Founding Members’ Testimonials

The founding members of MJAS are women who have faced discrimination of the cruellest forms and yet found the courage to not only fight injustice, but in their struggle, have inspired many others to follow in their footsteps. Here are the stories of two of the earliest members of the organisation.

Bhanwari Bai
Right from the beginning, I have been working for the rights of the marginalised communities. In 1984, we celebrated Ambedkar Jayanti and invited women who were linked to the Adult Education Society and Ambedkar Samiti in Ajmer.
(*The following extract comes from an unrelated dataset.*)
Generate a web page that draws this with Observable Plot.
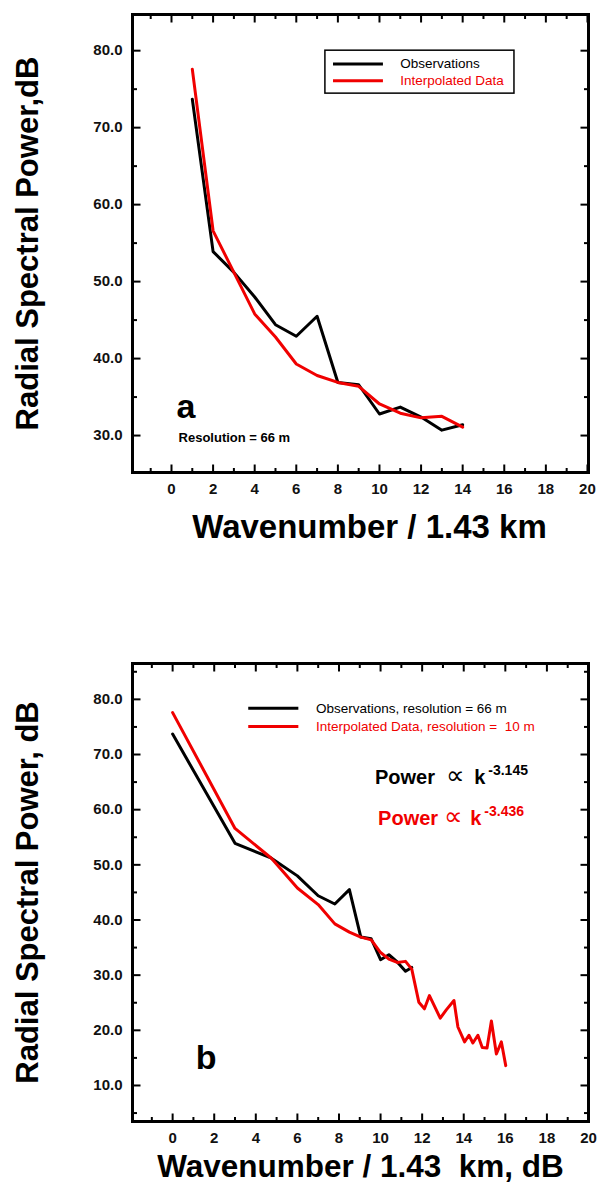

We discussed various social and economic inequalities prevailing in society and took a collective decision to approach the police and the legal system to demand justice for the Dalits and other marginalised groups. Many opponents, who were curious to know what was happening at the meeting, began stoning us and tore the tent where we had gathered. They realised I was leading the meeting and decided to teach me a lesson. A few days after this incident, when my daughter had gone to the fields, a boy from the Yadav community raped her. Due to the trauma that came from the incident, she lost her mental balance. A meeting of the panchs from three villages was called. I was paid Rs. 1,100/- as compensation but was excommunicated from my caste. Miserable and lost, I sold the few goats I had, locked up my house and shifted to Ajmer from my village. I spent the night on the streets which worsened my daughter’s condition. She began abusing and screaming loudly. I did not know whom to approach and then came across a group of Christian missionaries. They offered me some money to purchase food and informed me about women from the Samanvay Samiti. I approached them for help, and from then on, I made a resolution to help every woman who was a victim of violence. In the initial years, my work involved campaigning for the rights of the people displaced due to the construction of the Bisalpur Dam. This is where I learnt how to mobilise women for collective struggles. My quest for justice for women sufferers of violence continues to date. Founding member and Coordinator, MJAS

Bardi Bai
I lost my father to tuberculosis at the age of four. My mother worked as a village midwife and supported the family. I accompanied my sister to school and continued my studies until Class VII. Then, at the age of 12 my mother fixed my marriage with Chhotu Lal of the neighbouring village. He was not literate. I went to my husband’s house (after gauna) at the age of 16 but soon realised that he did not do any work and was an alcoholic. He would beat me regularly. I was not given food or allowed to interact with the neighbours or even my own family members. At the age of 18, I gave birth to a son, but the violence continued. Fed up with my circumstances, I went back to my mother’s house. I told her that I’d rather survive by begging than go back so she was compelled to keep me in her house. About a year later, I was sent into nata with Chanda Ram Bhil and my first husband was given a sum of Rs. 700 in exchange. My second husband was involved in brewing illicit liquor and would force me to have sexual relations with other men. This became a daily routine. At one point, I couldn’t take the torture anymore, and went back to stay at my mother’s house. I also began working as domestic help in the sarpanch’s house. Around this time, the IDARA functionaries in Ajmer were looking for saathins for the Women’s Development Programme. Upon hearing my story, they (Indira and other WDP functionaries) visited my village. They met me and felt that I was courageous, educated and bold and would be able to raise women’s issues. I was selected as a saathin in 1984. Initially, I was scared to take up this work but agreed to attend the first training after the sarpanch of my village spoke to me. During the training, just sitting on the same durrie as the other women was significant for me. It led to shifting my perspective on women’s rights in public spaces. Slowly, I began contacting the women in my village and forming women’s collectives. We took up issues related to violence against women including sexual violence within and outside the home, minimum wages, clean drinking water, education and health. In 1990-91, the Bisalpur Dam construction started in Tonk district. I joined the Samanvay Samiti to work for the rights of the displaced. We put up a huge struggle for their rehabilitation and compensation. We demanded that each displaced person including women and girls be allotted a plot of land in their name.